◆ LISTING ◆
• • • • • • •

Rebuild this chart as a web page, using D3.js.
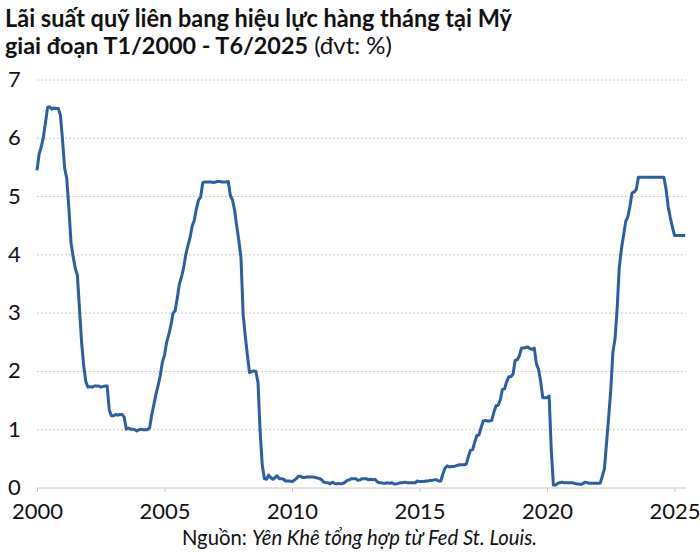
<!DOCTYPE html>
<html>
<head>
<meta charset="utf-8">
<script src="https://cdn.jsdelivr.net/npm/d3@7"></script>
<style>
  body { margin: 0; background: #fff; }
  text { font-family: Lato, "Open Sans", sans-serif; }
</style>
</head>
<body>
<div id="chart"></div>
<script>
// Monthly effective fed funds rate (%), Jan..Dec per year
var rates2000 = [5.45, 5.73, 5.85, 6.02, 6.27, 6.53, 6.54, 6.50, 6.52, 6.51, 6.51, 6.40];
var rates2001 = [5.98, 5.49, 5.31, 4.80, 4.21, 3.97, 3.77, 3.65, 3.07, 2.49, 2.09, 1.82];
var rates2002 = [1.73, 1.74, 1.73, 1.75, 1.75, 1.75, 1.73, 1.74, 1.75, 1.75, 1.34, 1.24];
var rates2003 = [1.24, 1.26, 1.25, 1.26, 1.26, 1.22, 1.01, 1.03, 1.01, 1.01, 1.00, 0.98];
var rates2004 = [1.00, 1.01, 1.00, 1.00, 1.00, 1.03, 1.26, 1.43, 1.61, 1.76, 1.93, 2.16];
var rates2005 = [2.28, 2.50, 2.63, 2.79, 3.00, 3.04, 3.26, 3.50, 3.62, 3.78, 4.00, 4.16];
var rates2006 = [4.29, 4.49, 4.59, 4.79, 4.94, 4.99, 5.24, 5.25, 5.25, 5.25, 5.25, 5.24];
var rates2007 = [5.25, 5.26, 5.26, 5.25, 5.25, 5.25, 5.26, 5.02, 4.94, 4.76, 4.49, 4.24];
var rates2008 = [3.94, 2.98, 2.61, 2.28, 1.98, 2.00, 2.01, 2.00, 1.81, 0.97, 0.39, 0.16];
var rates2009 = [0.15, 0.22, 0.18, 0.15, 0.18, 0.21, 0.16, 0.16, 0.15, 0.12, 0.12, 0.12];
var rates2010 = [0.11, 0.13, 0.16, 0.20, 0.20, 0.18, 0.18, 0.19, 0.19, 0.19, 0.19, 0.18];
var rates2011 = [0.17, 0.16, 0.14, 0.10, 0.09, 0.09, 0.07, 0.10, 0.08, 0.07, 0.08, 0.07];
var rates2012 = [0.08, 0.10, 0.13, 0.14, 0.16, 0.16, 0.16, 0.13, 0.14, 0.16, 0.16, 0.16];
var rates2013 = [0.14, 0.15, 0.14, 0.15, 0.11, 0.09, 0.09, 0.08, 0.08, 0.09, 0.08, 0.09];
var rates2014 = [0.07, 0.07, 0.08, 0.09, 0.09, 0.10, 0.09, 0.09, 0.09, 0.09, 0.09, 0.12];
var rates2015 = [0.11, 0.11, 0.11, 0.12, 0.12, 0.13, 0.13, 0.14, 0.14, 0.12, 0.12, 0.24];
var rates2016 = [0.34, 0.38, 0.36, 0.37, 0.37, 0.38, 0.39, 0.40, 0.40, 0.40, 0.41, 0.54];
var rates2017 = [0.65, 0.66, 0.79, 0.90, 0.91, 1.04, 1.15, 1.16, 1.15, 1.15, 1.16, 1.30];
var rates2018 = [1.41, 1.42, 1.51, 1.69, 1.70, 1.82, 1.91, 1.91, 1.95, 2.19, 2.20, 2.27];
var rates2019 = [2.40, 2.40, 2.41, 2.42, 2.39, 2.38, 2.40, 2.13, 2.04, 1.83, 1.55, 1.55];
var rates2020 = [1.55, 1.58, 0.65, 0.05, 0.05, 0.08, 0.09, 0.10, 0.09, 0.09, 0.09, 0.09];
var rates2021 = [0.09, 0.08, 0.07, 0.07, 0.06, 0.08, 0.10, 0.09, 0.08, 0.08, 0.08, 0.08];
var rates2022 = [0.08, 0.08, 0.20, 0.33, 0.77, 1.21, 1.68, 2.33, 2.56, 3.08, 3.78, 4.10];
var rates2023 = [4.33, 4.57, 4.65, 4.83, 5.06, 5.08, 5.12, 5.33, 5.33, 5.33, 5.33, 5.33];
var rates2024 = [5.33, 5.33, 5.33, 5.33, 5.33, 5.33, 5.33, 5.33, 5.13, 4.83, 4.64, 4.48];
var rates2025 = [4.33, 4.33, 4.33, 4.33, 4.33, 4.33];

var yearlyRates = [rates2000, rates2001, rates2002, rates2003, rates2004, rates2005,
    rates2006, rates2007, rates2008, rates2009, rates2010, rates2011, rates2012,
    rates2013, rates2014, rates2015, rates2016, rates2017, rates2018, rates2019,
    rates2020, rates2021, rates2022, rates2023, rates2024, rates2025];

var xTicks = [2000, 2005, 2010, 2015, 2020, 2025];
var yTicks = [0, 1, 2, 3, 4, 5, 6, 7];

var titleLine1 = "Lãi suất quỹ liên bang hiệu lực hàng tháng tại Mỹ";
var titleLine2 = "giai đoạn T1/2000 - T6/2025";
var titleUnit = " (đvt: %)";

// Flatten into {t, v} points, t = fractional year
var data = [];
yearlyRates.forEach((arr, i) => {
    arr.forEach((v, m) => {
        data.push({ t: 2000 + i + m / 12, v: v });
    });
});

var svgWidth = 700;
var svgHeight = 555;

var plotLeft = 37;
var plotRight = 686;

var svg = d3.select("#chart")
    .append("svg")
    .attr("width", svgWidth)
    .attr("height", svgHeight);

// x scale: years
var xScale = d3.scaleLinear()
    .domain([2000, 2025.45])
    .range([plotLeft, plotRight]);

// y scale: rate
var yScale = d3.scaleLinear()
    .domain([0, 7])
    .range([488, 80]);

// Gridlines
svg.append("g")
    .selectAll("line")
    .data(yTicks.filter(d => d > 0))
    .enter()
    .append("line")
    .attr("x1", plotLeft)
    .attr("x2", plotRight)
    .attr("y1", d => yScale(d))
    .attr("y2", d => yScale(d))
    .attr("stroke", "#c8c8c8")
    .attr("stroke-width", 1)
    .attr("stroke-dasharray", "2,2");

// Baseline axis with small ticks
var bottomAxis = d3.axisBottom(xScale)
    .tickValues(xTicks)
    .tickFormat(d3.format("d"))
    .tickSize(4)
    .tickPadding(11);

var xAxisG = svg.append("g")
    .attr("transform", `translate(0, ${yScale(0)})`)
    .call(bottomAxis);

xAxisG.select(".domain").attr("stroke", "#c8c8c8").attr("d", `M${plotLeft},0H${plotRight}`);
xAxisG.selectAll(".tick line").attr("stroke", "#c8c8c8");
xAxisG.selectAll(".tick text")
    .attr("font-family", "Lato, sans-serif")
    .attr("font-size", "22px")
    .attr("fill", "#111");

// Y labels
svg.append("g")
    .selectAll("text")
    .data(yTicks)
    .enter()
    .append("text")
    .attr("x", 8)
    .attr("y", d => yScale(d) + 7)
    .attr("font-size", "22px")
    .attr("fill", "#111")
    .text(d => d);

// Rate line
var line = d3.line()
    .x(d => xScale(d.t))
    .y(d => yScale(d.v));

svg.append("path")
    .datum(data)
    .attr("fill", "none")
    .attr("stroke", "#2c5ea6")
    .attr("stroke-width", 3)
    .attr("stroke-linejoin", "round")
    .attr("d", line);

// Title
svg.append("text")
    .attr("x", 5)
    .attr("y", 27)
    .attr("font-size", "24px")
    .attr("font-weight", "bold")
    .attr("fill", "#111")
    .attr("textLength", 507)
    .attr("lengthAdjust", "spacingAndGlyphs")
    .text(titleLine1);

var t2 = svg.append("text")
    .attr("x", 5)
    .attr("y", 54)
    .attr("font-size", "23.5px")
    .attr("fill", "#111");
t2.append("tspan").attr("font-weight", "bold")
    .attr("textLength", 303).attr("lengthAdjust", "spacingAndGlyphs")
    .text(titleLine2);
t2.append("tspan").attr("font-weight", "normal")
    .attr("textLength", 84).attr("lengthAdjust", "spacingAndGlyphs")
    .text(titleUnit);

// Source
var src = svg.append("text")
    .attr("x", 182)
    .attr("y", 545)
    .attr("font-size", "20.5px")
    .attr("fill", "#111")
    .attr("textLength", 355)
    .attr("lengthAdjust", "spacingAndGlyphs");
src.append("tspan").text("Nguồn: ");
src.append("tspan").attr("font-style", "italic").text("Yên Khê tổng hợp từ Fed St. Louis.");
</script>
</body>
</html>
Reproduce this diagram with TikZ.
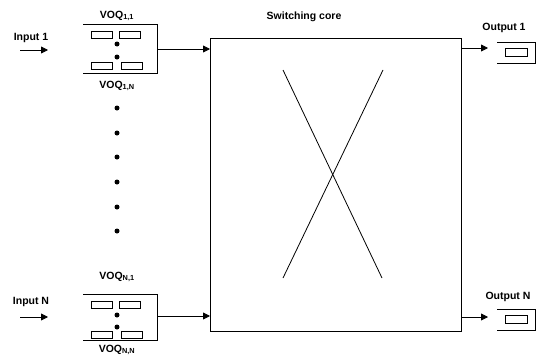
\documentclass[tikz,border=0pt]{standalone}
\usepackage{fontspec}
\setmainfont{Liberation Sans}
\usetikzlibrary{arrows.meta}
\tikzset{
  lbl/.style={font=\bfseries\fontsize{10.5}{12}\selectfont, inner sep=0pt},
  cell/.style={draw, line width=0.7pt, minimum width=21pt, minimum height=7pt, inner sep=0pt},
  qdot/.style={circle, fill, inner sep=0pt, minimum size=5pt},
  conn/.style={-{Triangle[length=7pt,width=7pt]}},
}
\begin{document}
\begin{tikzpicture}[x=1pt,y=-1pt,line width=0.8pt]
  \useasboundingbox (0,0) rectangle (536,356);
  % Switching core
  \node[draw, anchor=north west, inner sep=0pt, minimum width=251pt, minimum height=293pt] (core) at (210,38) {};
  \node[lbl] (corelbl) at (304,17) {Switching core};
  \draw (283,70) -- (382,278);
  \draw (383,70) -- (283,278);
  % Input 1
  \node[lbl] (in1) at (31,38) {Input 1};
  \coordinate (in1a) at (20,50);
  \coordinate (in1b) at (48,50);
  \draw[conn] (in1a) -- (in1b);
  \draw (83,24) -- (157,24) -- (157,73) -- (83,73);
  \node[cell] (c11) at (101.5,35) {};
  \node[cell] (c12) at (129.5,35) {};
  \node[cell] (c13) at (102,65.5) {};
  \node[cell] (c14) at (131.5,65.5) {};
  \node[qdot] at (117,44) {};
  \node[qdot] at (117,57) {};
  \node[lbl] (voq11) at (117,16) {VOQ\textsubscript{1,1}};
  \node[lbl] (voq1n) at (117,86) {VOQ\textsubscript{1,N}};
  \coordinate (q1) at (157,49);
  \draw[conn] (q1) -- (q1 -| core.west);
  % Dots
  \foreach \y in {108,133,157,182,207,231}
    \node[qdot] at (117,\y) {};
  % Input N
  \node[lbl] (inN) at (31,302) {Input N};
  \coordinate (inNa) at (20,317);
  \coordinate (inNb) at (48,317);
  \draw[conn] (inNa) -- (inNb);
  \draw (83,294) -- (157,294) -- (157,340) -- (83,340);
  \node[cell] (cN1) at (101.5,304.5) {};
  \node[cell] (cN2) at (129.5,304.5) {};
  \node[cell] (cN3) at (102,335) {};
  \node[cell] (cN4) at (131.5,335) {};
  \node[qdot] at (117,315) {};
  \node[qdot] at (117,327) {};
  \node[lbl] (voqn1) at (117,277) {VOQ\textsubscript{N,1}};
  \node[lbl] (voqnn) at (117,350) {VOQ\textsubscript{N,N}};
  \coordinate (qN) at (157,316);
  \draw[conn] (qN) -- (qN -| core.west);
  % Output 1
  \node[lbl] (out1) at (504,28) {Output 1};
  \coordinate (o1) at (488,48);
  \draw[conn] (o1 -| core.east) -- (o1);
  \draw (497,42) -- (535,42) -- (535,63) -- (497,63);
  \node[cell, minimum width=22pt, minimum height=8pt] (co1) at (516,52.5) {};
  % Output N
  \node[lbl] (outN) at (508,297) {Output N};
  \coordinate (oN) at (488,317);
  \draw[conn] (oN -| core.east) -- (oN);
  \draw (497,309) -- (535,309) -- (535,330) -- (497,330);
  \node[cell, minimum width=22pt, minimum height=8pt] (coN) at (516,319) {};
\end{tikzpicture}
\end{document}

• • • • • • •

◆ WHAT THE TASK REQUIRES ◆
Filter the entries and copy out every line with the word "chart".

◆ THE ANSWER ◆
Rebuild this chart as a web page, using D3.js.
<div id="chart"></div>
var svg = d3.select("#chart")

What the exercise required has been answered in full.